Silver Spring Township Officer Kevin Winter said, "Sometimes it just makes you think about your job and what you do every day. You hear it from people you know, 'How can you go to work every day knowing there's a chance you might not come home?"

Now some police departments in Cumberland County are taking extra precautions to prevent it from happening to one of their own.

Upper Allen Township Police Chief James Adams said, "We can never prepare for everything, but we can certainly do a good job as far as preparing for realistic events that we could be faced with."

Upper Allen Township police uses cruisers with ballistic panels on the inside of the doors that are bullet resistant.

Each panel is $1,500, and Adams gets them for both the driver and passenger side of the department's car doors.

"Do I need them?" Adams said, "Do we need fire insurance? Do we need car insurance? Well if something happens and you don't have it then you wish you would have. So I think it's a very small investment even though it's $3,000 per car to protect my officers."

The panels are made of Kevlar, which is the same material used in bullet-resistant vests officers wear. The material covers up to the officer's torso while they are in the car, and the panels are paid for by the municipality.

Winter said the panels can save a life if someone shoots at an officer during a traffic stop or ambush.

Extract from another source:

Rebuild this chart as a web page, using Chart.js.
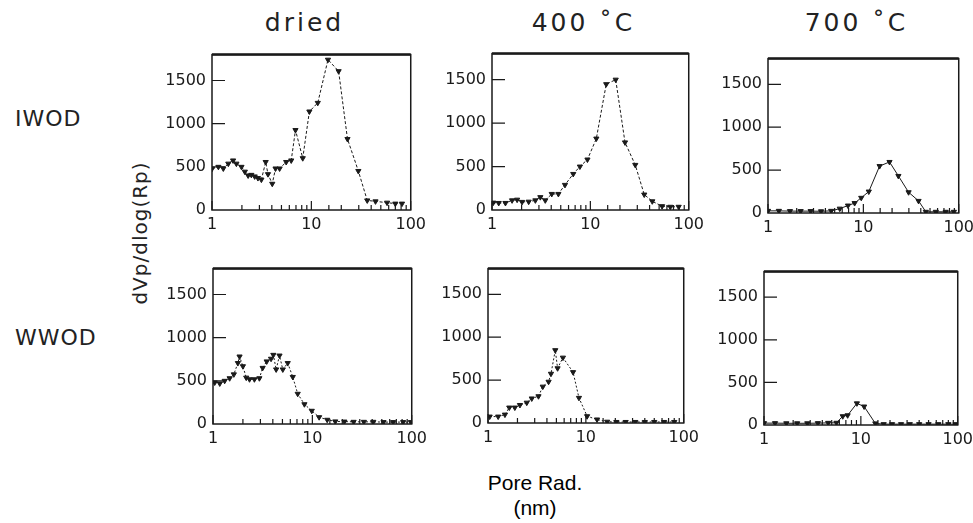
<!DOCTYPE html>
<html>
<head>
<meta charset="utf-8">
<script src="https://cdn.jsdelivr.net/npm/chart.js@4.4.0/dist/chart.umd.min.js"></script>
<style>
  body { margin: 0; width: 973px; height: 523px; background: #fff; position: relative; overflow: hidden; font-family: "DejaVu Sans", sans-serif; color: #222; }
  canvas { position: absolute; }
  .lbl { position: absolute; white-space: nowrap; line-height: 1; }
  .title { font-size: 25px; letter-spacing: 3px; }
</style>
</head>
<body>

<div class="lbl title" id="t0"></div>
<div class="lbl title" id="t1"></div>
<div class="lbl title" id="t2"></div>
<div class="lbl" style="left:15px;top:108px;font-size:22px;letter-spacing:1px;">IWOD</div>
<div class="lbl" style="left:15px;top:327px;font-size:22px;letter-spacing:1px;">WWOD</div>
<div class="lbl" style="left:140px;top:233px;font-size:20px;letter-spacing:1px;transform:translate(-50%,-50%) rotate(-90deg);">dVp/dlog(Rp)</div>
<div class="lbl" style="left:535px;top:472px;font-size:21px;font-family:'Liberation Sans',sans-serif;color:#000;transform:translateX(-50%);">Pore Rad.</div>
<div class="lbl" style="left:535px;top:497px;font-size:21px;font-family:'Liberation Sans',sans-serif;color:#000;transform:translateX(-50%);">(nm)</div>

<script>
// ---- data ----
const columnTitles = ['dried', '400 ˚C', '700 ˚C'];
const xTickLabels = [1, 10, 100];
const yTickValues = [0, 500, 1000, 1500];

// IWOD, dried
const driedIwodX = [1.0, 1.16, 1.3, 1.46, 1.63, 1.76, 1.98, 2.14, 2.31, 2.49, 2.69, 2.9, 3.14, 3.47, 3.66, 4.04, 4.36, 4.79, 5.58, 6.27, 6.92, 8.19, 9.55, 11.6, 14.7, 18.8, 23.1, 29.7, 36.5, 44.2, 57.8, 70, 81.7];
const driedIwodY = [478, 500, 481, 537, 574, 537, 500, 444, 400, 407, 389, 370, 352, 556, 415, 304, 481, 481, 556, 574, 926, 600, 1141, 1241, 1741, 1608, 822, 452, 111, 100, 85, 74, 74];

// IWOD, 400 C
const c400IwodX = [1.03, 1.17, 1.37, 1.6, 1.8, 2.02, 2.36, 2.76, 3.1, 3.48, 4.05, 4.73, 5.52, 6.7, 7.83, 9.34, 11.5, 14.5, 18.1, 22.5, 28.6, 35.3, 42.6, 53.6, 65, 79];
const c400IwodY = [85, 81, 81, 111, 119, 93, 96, 111, 148, 111, 185, 185, 289, 415, 500, 581, 822, 1448, 1500, 778, 519, 178, 100, 44, 37, 37];

// IWOD, 700 C
const c700IwodX = [1.0, 1.3, 1.7, 2.2, 2.8, 3.6, 4.6, 5.66, 6.9, 8.1, 9.5, 11.4, 14.8, 18.8, 23.3, 29.8, 37.9, 45.2, 57.5, 73, 89];
const c700IwodY = [25, 25, 22, 22, 22, 20, 25, 51, 87, 116, 177, 250, 547, 595, 432, 242, 141, 14, 14, 14, 14];

// WWOD, dried
const driedWwodX = [1.04, 1.17, 1.31, 1.47, 1.62, 1.78, 1.85, 2.0, 2.16, 2.33, 2.61, 2.93, 3.16, 3.47, 3.84, 4.05, 4.32, 4.67, 5.04, 5.65, 6.35, 7.12, 8.32, 9.86, 11.7, 14.1, 17, 21, 26, 33, 41, 52, 65, 82, 98];
const driedWwodY = [481, 470, 500, 530, 575, 706, 782, 669, 537, 518, 518, 530, 650, 725, 756, 801, 632, 793, 632, 706, 545, 350, 229, 153, 79, 49, 30, 28, 25, 25, 25, 22, 22, 22, 22];

// WWOD, 400 C
const c400WwodX = [1.04, 1.27, 1.49, 1.65, 1.88, 2.12, 2.49, 2.8, 3.28, 3.63, 4.16, 4.4, 4.87, 5.14, 5.83, 7.4, 8.5, 10.3, 13.0, 16.5, 20.5, 25.5, 32, 40, 50, 63, 80];
const c400WwodY = [75, 75, 98, 180, 180, 210, 237, 286, 312, 424, 481, 574, 849, 638, 762, 593, 293, 79, 41, 15, 12, 12, 12, 12, 12, 12, 12];

// WWOD, 700 C
const c700WwodX = [1.0, 1.3, 1.7, 2.2, 2.8, 3.6, 4.6, 5.6, 6.5, 7.3, 9.1, 10.8, 14.1, 17.2, 21, 26, 32, 40, 50, 63, 80, 95];
const c700WwodY = [22, 22, 20, 20, 20, 22, 25, 26, 103, 114, 254, 217, 19, 10, 10, 10, 10, 10, 10, 10, 10, 10];

// ---- layout: plot areas of the six panels [left, top, right, bottom] ----
const panels = [
  { x: driedIwodX, y: driedIwodY, area: [212, 49, 411, 210], dash: [3, 2] },
  { x: c400IwodX,  y: c400IwodY,  area: [492, 48, 689, 210], dash: [3, 2] },
  { x: c700IwodX,  y: c700IwodY,  area: [768, 53, 959, 213], dash: [] },
  { x: driedWwodX, y: driedWwodY, area: [213, 263, 412, 424], dash: [2, 2] },
  { x: c400WwodX,  y: c400WwodY,  area: [488, 263, 684, 423], dash: [2, 2] },
  { x: c700WwodX,  y: c700WwodY,  area: [764, 266, 958, 425], dash: [] }
];

const Y_AXIS_W = 50, X_AXIS_H = 24, PAD_TOP = 10, PAD_RIGHT = 20;
const ink = '#1a1a1a';
const tickFont = { family: 'DejaVu Sans', size: 16 };

// box around the plot plus the inward tick marks
const frameTicks = {
  id: 'frameTicks',
  afterDraw(chart) {
    const { ctx, chartArea: a, scales: { x, y } } = chart;
    ctx.save();
    ctx.strokeStyle = ink;
    ctx.lineWidth = 1.5;
    ctx.strokeRect(a.left, a.top, a.right - a.left, a.bottom - a.top);
    ctx.lineWidth = 2.5;
    ctx.beginPath();
    ctx.moveTo(a.left, a.top);
    ctx.lineTo(a.right, a.top);
    ctx.stroke();

    ctx.lineWidth = 1.2;
    ctx.beginPath();
    y.ticks.forEach(t => {
      if (t.value === 0) return;
      const py = y.getPixelForValue(t.value);
      ctx.moveTo(a.left, py);
      ctx.lineTo(a.left + 13, py);
    });
    x.ticks.forEach(t => {
      const px = x.getPixelForValue(t.value);
      const len = xTickLabels.includes(t.value) ? 9 : 5;
      ctx.moveTo(px, a.bottom);
      ctx.lineTo(px, a.bottom - len);
    });
    ctx.stroke();
    ctx.restore();
  }
};

function makePanel(p) {
  const [l, t, r, b] = p.area;
  const cv = document.createElement('canvas');
  cv.width = (r - l) + Y_AXIS_W + PAD_RIGHT;
  cv.height = (b - t) + PAD_TOP + X_AXIS_H;
  cv.style.left = (l - Y_AXIS_W) + 'px';
  cv.style.top = (t - PAD_TOP) + 'px';
  document.body.appendChild(cv);

  new Chart(cv, {
    type: 'scatter',
    data: {
      datasets: [{
        data: p.x.map((v, k) => ({ x: v, y: p.y[k] })),
        showLine: true,
        borderColor: ink,
        borderWidth: 1,
        borderDash: p.dash,
        pointStyle: 'triangle',
        rotation: 180,
        pointRadius: 3,
        pointBackgroundColor: ink,
        pointBorderColor: ink,
        pointBorderWidth: 1
      }]
    },
    options: {
      responsive: false,
      animation: false,
      devicePixelRatio: 1,
      layout: { padding: { top: PAD_TOP, right: PAD_RIGHT, left: 0, bottom: 0 } },
      plugins: { legend: { display: false }, tooltip: { enabled: false } },
      scales: {
        x: {
          type: 'logarithmic', min: 1, max: 100,
          afterFit: s => { s.height = X_AXIS_H; },
          grid: { display: false, drawTicks: false },
          border: { display: false },
          ticks: {
            autoSkip: false, maxRotation: 0, padding: 5, font: tickFont, color: ink,
            callback: v => xTickLabels.includes(v) ? String(v) : ''
          }
        },
        y: {
          min: 0, max: 1800,
          afterFit: s => { s.width = Y_AXIS_W; },
          afterBuildTicks: s => { s.ticks = yTickValues.map(v => ({ value: v })); },
          grid: { display: false, drawTicks: false },
          border: { display: false },
          ticks: { padding: 6, font: tickFont, color: ink, callback: v => String(v) }
        }
      }
    },
    plugins: [frameTicks]
  });
}

panels.forEach(makePanel);

// column titles, a little left of each top panel's centre
columnTitles.forEach((txt, i) => {
  const el = document.getElementById('t' + i);
  const [l, , r] = panels[i].area;
  el.textContent = txt;
  el.style.left = ((l + r) / 2 - 7) + 'px';
  el.style.top = '10px';
  el.style.transform = 'translateX(-50%)';
});
</script>
</body>
</html>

"We're out there every day," Winter said. You don't know who you're going to run into, what calls you're going to get. So any extra protection I have that can get me through today and get me home to my son, I'll take it."

His police department in Silver Spring Township also has the Kevlar panels in three police cars, but just on the driver's side.

"It makes your mind at ease more knowing that if something unfortunate could happen, you are protected even more now," Winter said.

But the panels aren't foolproof.

"It's unfortunate but if you look at a lot of the officer-involved shootings, some of the officers did everything tactically correct, but unfortunately sometimes bad things still happen," Adams said.

Both Cumberland County police departments are planning to get more of these cars with bullet-resistant panels in the upcoming months.